The final amount will be recovered by suits and fraud cases against the defaulters who may include directors and managers (insiders) at the bank.

While CBK had earlier reported that 12 banks had replied to the EOI (three Kenyan banks, four foreign banks, and five financial consortiums), the standard quotes the CBK Governor, Dr. Patrick Njoroge, as saying “All the investors in the end indicated that they were not interested in taking up the bank, save for one who was only interested in carving out some assets and liabilities and not an entire acquisition.

SBM has a substantial Government of Mauritius shareholding, and this will be the second bank that SBM is buying in Kenya, after they took over Fidelity Bank and one story is that their rescue of  Fidelity was tied to some assurance that they would also get Chase, ahead of other bidders.

SBM will do due diligence on what branches and staff it wants to retain going forward. The Chase recovery seems similar to one that Imperial Bank shareholders had initially proposed when they found a hole at their bank – one of staggered access to funding, immediate, then some spaced over three years.

Barclays Kenya Previews IFRS9

Barclays Kenya held a workshop session in Nairobi today to explain about the coming of IFRS9, a set of new accounting standards that will replace IAS 39 on January 1, 2018. which will have a great impact on banks, their capital, customer assessment and ultimately their profits.

Some of the highlights of the day:

Compliance Impact

  • Even as banks are still digesting the impact of interest rate caps, along comes IFRS9.
  • All institutions will adopt the impairment standard in 2018.
  • One challenge will be on how to report for impairment: Banks will have to do three sets of accounts, one for impairment according to Central Bank of Kenya (CBK) rules, one for the Kenya Revenue Authority to calculate taxes on profit after impairment, and another for Impairment according to IFRS9. This makes compliance a costly affair.
  • IFRS9 is data intensive, so auditors will be concerned with the quality of data and reconciling it to bank financial statements. They will have to trust that management is providing the right data to make decisions, and if not, they will engage with the bank board, then the bank regulator (CBK).
  • Banks need systems that are able to capture a lot of this customer data and products and come up with impairment models.
  • Banks will use predictive analytics, and big data to manage risk in customer lending.  

Customers

  • IFRS9 brings cross-product default, and if a customer defaults on one loan item like a credit card, a bank has to provide for impairment across all products advanced to them
  • Expect a change from the current practice of using credit reference more from the negative  perspective (a blacklist of borrowers) to a good one (banks will check to see who has been paying on time and offer them better rates)
  • Collection strategies will become very important, given the financial impact of IFRS9 for defaults over 30 days and 90 days.
  • Kenyan bankers are working to enable customers to get access to their own data and shop for products that will be easy to compare across different banks. This will be an enhancement of the loan calculator that the bankers association rolled out earlier.
  • IFRS9 seems to give an incentive for banks to lend shorter duration loans. 
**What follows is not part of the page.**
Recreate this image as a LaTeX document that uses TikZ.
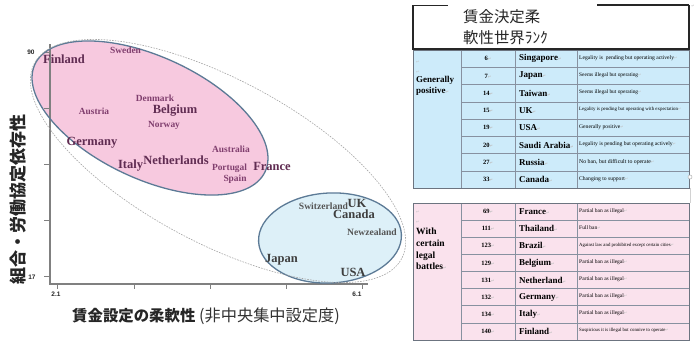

    IFRS9 gives incentive to shorter loans

Profits

  • With IFRS9 banks estimate the credit risk of an instrument, at the point of origination – so losses are recognized earlier.
  • Previously, under IAS 39. banks only recognized a loss once an event occurred e.g customer does not pay a loan for many months. Now banks will have to expect and estimate some defaults and recognize the loss upfront.
  • Under IFRS9, accounting provisions are expected to be higher than the current regulatory provisions.
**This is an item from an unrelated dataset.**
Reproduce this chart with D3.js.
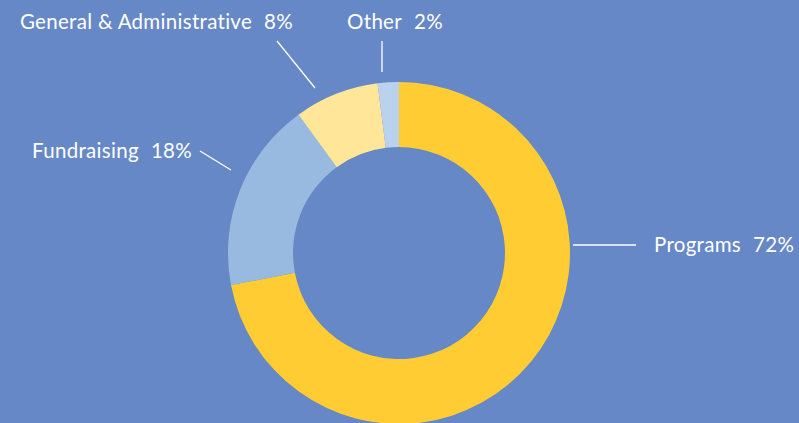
<!DOCTYPE html>
<html><head><meta charset="utf-8">
<script src="https://cdn.jsdelivr.net/npm/d3@7"></script>
<style>
html,body{margin:0;padding:0;background:#6688C6;}
svg{display:block;}
text{font-family:Lato,"Open Sans",sans-serif;fill:#fff;}
</style></head>
<body>
<svg id="chart" width="799" height="423"></svg>
<script>
const categories = ["Programs", "Fundraising", "General & Administrative", "Other"];
const values = [72, 18, 8, 2];
const colors = ["#FFCC33", "#99BAE0", "#FFE699", "#BBD2EE"];

const W = 799, H = 423;
const svg = d3.select("#chart");
svg.append("rect").attr("width", W).attr("height", H).attr("fill", "#6688C6");

const cx = 399, cy = 253, R = 171, r = 106;
const g = svg.append("g").attr("transform", `translate(${cx},${cy})`);
const pie = d3.pie().sort(null).value(d => d)(values);
const arc = d3.arc().innerRadius(r).outerRadius(R);
g.selectAll("path").data(pie).enter().append("path")
  .attr("d", arc).attr("fill", (d, i) => colors[i]);

// label layout (leader line endpoints, text anchor positions)
const layout = [
  {line: [[573, 245], [636, 245]], x: 654, y: 252, anchor: "start"},
  {line: [[200, 151], [231, 170]], x: 192, y: 158, anchor: "end"},
  {line: [[277, 41], [315, 88]], x: 293, y: 29, anchor: "end"},
  {line: [[382, 41], [382, 72]], x: 395, y: 29, anchor: "middle"}
];
const fs = 20.5;
categories.forEach((c, i) => {
  const L = layout[i];
  svg.append("line")
    .attr("x1", L.line[0][0]).attr("y1", L.line[0][1])
    .attr("x2", L.line[1][0]).attr("y2", L.line[1][1])
    .attr("stroke", "#fff").attr("stroke-width", 1.3);
  const t = svg.append("text")
    .attr("x", L.x).attr("y", L.y)
    .attr("text-anchor", L.anchor)
    .attr("font-size", fs)
    .attr("letter-spacing", 0.3);
  t.append("tspan").text(c);
  t.append("tspan").attr("dx", 12).text(values[i] + "%");
});
</script>
</body></html>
Financial Statement Changes

  • From day one of IFRS9, there will be an impact on retained earnings and a reduction in Tier 1 capital at all banks
  • Under IFRS9, letter of credit, financial guarantees, performance guarantees, unused credit cards, non-traded government bonds will also be used to calculate impairment.
  • Studies show that IFRS9 running concurrently with IAS 39 can impact on the capital of a bank by between 25 to 100 basis points.
  • Are government securities still risk-free for local traders and investors? Not so under IFRS9. But since Kenya has never defaulted on debt so IFRS9, provisioning will be minimal compared to bonds of some other nations

Way Forward

  • On 1 Jan 2018, international accounting standard IFRS9 will replace IAS 39.
  • Kenyans banks are at a fairly satisfactory stage in terms of getting ready for IFRS9 with Tier I banks, and those with global parentage at an advanced stage compared to local indigenous banks e.g. Barclays has been working on IFRS9 for two years
  • ICPAK (Institute of Certified Public Accountants of Kenya) is working on. rules for the consistent and uniform application of the IFRS9 standard and these will be ready by the end of October.
  • ICPAK will have other forums to further explain IFRS9 as will the Central Bank. 
  • CBK will come up with new classification of loans to replace the current measures of normal, watch, sub-standard, loss etc..
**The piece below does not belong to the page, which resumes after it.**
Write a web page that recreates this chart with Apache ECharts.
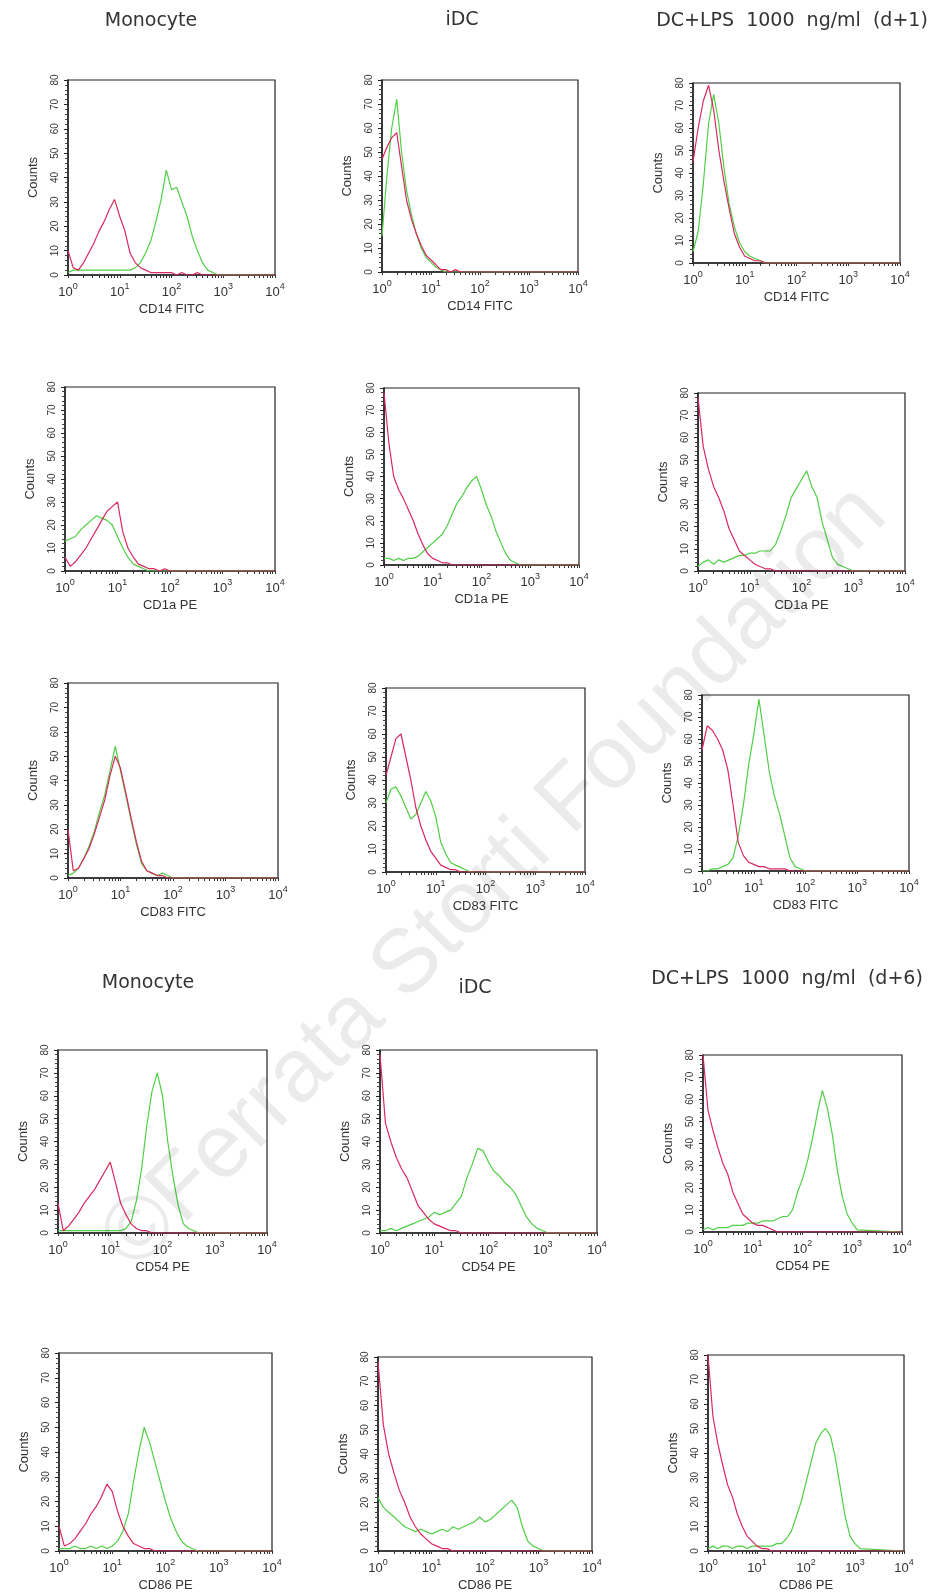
<!DOCTYPE html>
<html>
<head>
<meta charset="utf-8">
<title>Flow cytometry histograms</title>
<script src="https://cdn.jsdelivr.net/npm/echarts@6/dist/echarts.min.js"></script>
<style>
  html, body { margin: 0; padding: 0; background: #fff; }
  #chart { width: 934px; height: 1593px; }
</style>
</head>
<body>
<div id="chart"></div>
<script>
// fluorescence channels (log scale): 10 per decade up to 10^3, then 1260 and 10^4
const channels = [1,1.26,1.58,2,2.51,3.16,3.98,5.01,6.31,7.94, 10,12.6,15.8,20,25.1,31.6,39.8,50.1,63.1,79.4, 100,126,158,200,251,316,398,501,631,794, 1000,1260,10000];

// counts, red = isotype control, green = marker
const mono_cd14_red  = [10,3,2,5,9,13,18,22,27,31, 24,18,9,5,3,2,1,1,1,1, 1,0,1,0,0,1,0,0,0,0, 0,0,0];
const mono_cd14_grn  = [1,2,2,2,2,2,2,2,2,2, 2,2,2,3,5,9,14,22,31,43, 35,36,30,24,16,10,5,2,1,0, 0,0,0];
const idc_cd14_red   = [47,52,56,58,44,30,22,16,11,7, 5,3,1,1,0,1,0,0,0,0, 0,0,0,0,0,0,0,0,0,0, 0,0,0];
const idc_cd14_grn   = [15,40,60,72,50,34,24,16,10,6, 4,2,1,0,0,0,0,0,0,0, 0,0,0,0,0,0,0,0,0,0, 0,0,0];
const lps1_cd14_red  = [45,60,72,79,68,50,36,24,13,7, 3,2,1,1,0,0,0,0,0,0, 0,0,0,0,0,0,0,0,0,0, 0,0,0];
const lps1_cd14_grn  = [5,14,35,62,75,62,42,26,16,9, 5,3,2,1,0,0,0,0,0,0, 0,0,0,0,0,0,0,0,0,0, 0,0,0];

const mono_cd1a_red  = [6,2,4,7,10,14,18,22,26,28, 30,17,10,6,3,2,1,1,0,1, 0,0,0,0,0,0,0,0,0,0, 0,0,0];
const mono_cd1a_grn  = [13,14,15,18,20,22,24,23,22,20, 15,10,6,3,2,1,0,0,0,0, 0,0,0,0,0,0,0,0,0,0, 0,0,0];
const idc_cd1a_red   = [78,55,40,34,30,25,20,14,9,5, 3,2,1,1,0,0,0,0,0,0, 0,0,0,0,0,0,0,0,0,0, 0,0,0];
const idc_cd1a_grn   = [3,3,2,3,2,3,3,4,6,8, 10,12,14,18,23,28,31,35,38,40, 34,27,22,15,10,5,2,1,0,0, 0,0,0];
const lps1_cd1a_red  = [78,56,46,38,33,27,19,14,9,7, 5,3,2,1,1,0,0,0,0,0, 0,0,0,0,0,0,0,0,0,0, 0,0,0];
const lps1_cd1a_grn  = [2,4,5,3,5,4,5,6,7,7, 8,8,9,9,9,12,18,25,33,37, 41,45,38,33,22,14,6,3,2,1, 0,0,0];

const mono_cd83_red  = [20,3,4,8,12,18,25,32,42,50, 45,35,25,15,7,3,2,1,1,0, 0,0,0,0,0,0,0,0,0,0, 0,0,0];
const mono_cd83_grn  = [1,2,4,8,13,19,27,34,44,54, 44,34,24,14,6,3,2,1,2,1, 0,0,0,0,0,0,0,0,0,0, 0,0,0];
const idc_cd83_red   = [42,50,58,60,50,40,28,20,14,9, 6,3,2,1,1,0,0,0,0,0, 0,0,0,0,0,0,0,0,0,0, 0,0,0];
const idc_cd83_grn   = [30,36,37,33,28,23,25,30,35,31, 24,13,8,4,3,2,1,0,0,0, 0,0,0,0,0,0,0,0,0,0, 0,0,0];
const lps1_cd83_red  = [55,66,64,60,55,46,30,13,7,4, 3,2,2,1,1,1,1,0,0,0, 0,0,0,0,0,0,0,0,0,0, 0,0,0];
const lps1_cd83_grn  = [0,0,1,1,2,3,6,16,30,48, 62,78,62,45,34,26,16,6,2,1, 0,0,0,0,0,0,0,0,0,0, 0,0,0];

const mono_cd54_red  = [13,1,3,6,9,13,16,19,23,27, 31,22,13,8,4,2,1,1,0,0, 0,0,0,0,0,0,0,0,0,0, 0,0,0];
const mono_cd54_grn  = [1,1,1,1,1,1,1,1,1,1, 1,1,1,2,5,14,28,47,62,70, 60,40,25,12,4,2,1,0,0,0, 0,0,0];
const idc_cd54_red   = [78,48,40,33,28,24,18,12,9,6, 4,3,2,1,1,0,0,0,0,0, 0,0,0,0,0,0,0,0,0,0, 0,0,0];
const idc_cd54_grn   = [1,1,2,1,2,3,4,5,6,7, 9,8,9,10,13,16,24,30,37,36, 31,27,25,22,20,17,12,7,4,2, 1,0,0];
const lps6_cd54_red  = [80,55,46,38,31,26,18,13,8,6, 4,3,3,2,1,0,0,0,0,0, 0,0,0,0,0,0,0,0,0,0, 0,0,0];
const lps6_cd54_grn  = [1,2,1,2,2,2,3,3,3,4, 4,4,5,5,5,6,7,7,10,18, 24,32,42,54,64,56,44,28,16,8, 4,1,0];

const mono_cd86_red  = [10,2,3,5,8,11,15,18,22,27, 24,16,10,6,3,2,1,1,0,0, 0,0,0,0,0,0,0,0,0,0, 0,0,0];
const mono_cd86_grn  = [1,1,1,2,1,1,2,1,2,1, 2,4,8,15,28,40,50,44,36,28, 20,13,8,4,2,1,0,0,0,0, 0,0,0];
const idc_cd86_red   = [78,52,40,32,25,20,14,10,7,5, 3,2,1,1,0,0,0,0,0,0, 0,0,0,0,0,0,0,0,0,0, 0,0,0];
const idc_cd86_grn   = [22,18,16,14,12,10,9,8,9,8, 7,8,9,8,10,9,10,11,12,14, 12,13,15,17,19,21,18,10,4,2, 1,0,0];
const lps6_cd86_red  = [80,55,44,35,27,22,15,10,6,4, 2,1,1,0,0,0,0,0,0,0, 0,0,0,0,0,0,0,0,0,0, 0,0,0];
const lps6_cd86_grn  = [1,2,1,2,2,1,2,2,1,2, 2,2,2,2,3,3,5,8,14,20, 28,36,44,48,50,47,38,26,14,6, 3,1,0];

// x-axis tick positions (log minor ticks)
const logTicks = [1,2,3,4,5,6,7,8,9, 10,20,30,40,50,60,70,80,90, 100,200,300,400,500,600,700,800,900, 1000,2000,3000,4000,5000,6000,7000,8000,9000, 10000];
const markers = ['CD14 FITC', 'CD1a PE', 'CD83 FITC', 'CD54 PE', 'CD86 PE'];
const headersTop = ['Monocyte', 'iDC', 'DC+LPS  1000  ng/ml  (d+1)'];
const headersBottom = ['Monocyte', 'iDC', 'DC+LPS  1000  ng/ml  (d+6)'];

const panels = [
  [mono_cd14_red, mono_cd14_grn], [idc_cd14_red, idc_cd14_grn], [lps1_cd14_red, lps1_cd14_grn],
  [mono_cd1a_red, mono_cd1a_grn], [idc_cd1a_red, idc_cd1a_grn], [lps1_cd1a_red, lps1_cd1a_grn],
  [mono_cd83_red, mono_cd83_grn], [idc_cd83_red, idc_cd83_grn], [lps1_cd83_red, lps1_cd83_grn],
  [mono_cd54_red, mono_cd54_grn], [idc_cd54_red, idc_cd54_grn], [lps6_cd54_red, lps6_cd54_grn],
  [mono_cd86_red, mono_cd86_grn], [idc_cd86_red, idc_cd86_grn], [lps6_cd86_red, lps6_cd86_grn]
];

// plot boxes: left, top, width, height (px)
const boxes = [
  [68, 80, 207, 195], [382, 80, 196, 192], [693, 83, 207, 180],
  [65, 387, 210, 184], [384, 388, 195, 177], [698, 393, 207, 178],
  [68, 683, 210, 195], [386, 688, 199, 184], [702, 695, 207, 176],
  [58, 1050, 209, 183], [380, 1050, 217, 183], [703, 1055, 199, 177],
  [59, 1353, 213, 212], [378, 1357, 214, 208], [708, 1355, 196, 205]
];

var myChart = echarts.init(document.getElementById('chart'));

var grids = [], xAxes = [], yAxes = [], series = [];
boxes.forEach(function (b, i) {
  grids.push({
    left: b[0], top: b[1], width: b[2], height: b[3],
    show: true, borderColor: '#222', borderWidth: 1.2, backgroundColor: 'transparent'
  });
  xAxes.push({
    gridIndex: i, type: 'log', logBase: 10, min: 1, max: 10000,
    axisLine: { onZero: false, lineStyle: { color: '#222', width: 1.5 } },
    axisTick: { show: true, length: 3, customValues: logTicks, lineStyle: { color: '#333' } },
    axisLabel: {
      color: '#333', fontSize: 13, fontFamily: 'Liberation Sans', margin: 7, lineHeight: 20,
      formatter: function (v) { return '10{s|' + Math.round(Math.log10(v)) + '}'; },
      rich: { s: { fontSize: 9, lineHeight: 8, verticalAlign: 'top', fontFamily: 'Liberation Sans', color: '#333' } }
    },
    splitLine: { show: false },
    name: markers[Math.floor(i / 3)], nameLocation: 'middle', nameGap: 28,
    nameTextStyle: { color: '#333', fontSize: 13, fontFamily: 'Liberation Sans' }
  });
  yAxes.push({
    gridIndex: i, type: 'value', min: 0, max: 80, interval: 10,
    axisLine: { show: true, lineStyle: { color: '#222', width: 1.5 } },
    axisTick: { show: true, length: 4, lineStyle: { color: '#222' } },
    minorTick: { show: true, splitNumber: 5, length: 3, lineStyle: { color: '#444' } },
    axisLabel: { rotate: 90, color: '#333', fontSize: 10, fontFamily: 'Liberation Sans', margin: 8 },
    splitLine: { show: false },
    name: 'Counts', nameLocation: 'middle', nameGap: 28,
    nameTextStyle: { color: '#333', fontSize: 13, fontFamily: 'Liberation Sans' }
  });
  var pair = panels[i];
  series.push({
    type: 'line', xAxisIndex: i, yAxisIndex: i, showSymbol: false, symbol: 'none',
    lineStyle: { color: '#4fcf45', width: 1.2 },
    data: channels.map(function (c, j) { return [c, pair[1][j]]; })
  });
  series.push({
    type: 'line', xAxisIndex: i, yAxisIndex: i, showSymbol: false, symbol: 'none',
    lineStyle: { color: '#d9285c', width: 1.2 },
    data: channels.map(function (c, j) { return [c, pair[0][j]]; })
  });
});

var titleFont = '19px "DejaVu Sans"';
function header(text, x, y) {
  return {
    type: 'text', x: x, y: y, silent: true,
    style: { text: text, font: titleFont, fill: '#333', align: 'center', verticalAlign: 'middle' }
  };
}

var option = {
  animation: false,
  backgroundColor: '#fff',
  grid: grids,
  xAxis: xAxes,
  yAxis: yAxes,
  series: series,
  graphic: [
    header(headersTop[0], 151, 21),
    header(headersTop[1], 462, 20),
    header(headersTop[2], 792, 21),
    header(headersBottom[0], 148, 983),
    header(headersBottom[1], 475, 988),
    header(headersBottom[2], 787, 979),
    {
      type: 'text', x: 495, y: 878, rotation: Math.PI / 4, silent: true, z: 100,
      style: {
        text: '©Ferrata Storti Foundation', font: '90px "Liberation Sans"',
        fill: 'rgba(0,0,0,0.08)', align: 'center', verticalAlign: 'middle'
      }
    }
  ]
};
myChart.setOption(option);
</script>
</body>
</html>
Cement, Sugar, Governments contribute to Bad Debts in 2017

In a press conference this week the Central Bank of Kenya (CBK) governor spoke about non-performing assets i.e bad debts and highlighted manufacturing, real estate and, trade sectors.

This comes after the half-year 2017 bankers credit survey released by the CBK noted that the ratio of gross non-performing loans to gross loans increased from 9.5 percent in March 2017 to 9.91 percent in June 2017. The increase in the gross non-performing loans was mainly attributable to a challenging business environment

  • Non-Performing Loans: Generally, the commercial banks expect an increase in the levels of NPLs in the third quarter of 2017 with 42 percent of the respondents indicating so. This expected rise in NPLs is attributed to the industry’s perception of increased political risk in light of the upcoming general elections.
  • Credit Recovery Efforts: The banks expect to tighten their credit recovery efforts in eight out of the eleven sectors.

The Governor said that in manufacturing, the bulk of the Kshs 5 billion of bad debts increase could be attributed to a sugar company, two cement companies, and a plastics firm, while  In real estate, Kshs 3.9 billion was due to two projects – one a golf course, and the other was a housing one. But he added that, for all of these projects, the banks that had financed them were working to resolve the loan performance.

On trade, he said that Kshs 2.8 billion increase of bad debt loans was spread across many banks and that a lot of it relates to delayed payments by government – both national and county ones – to suppliers.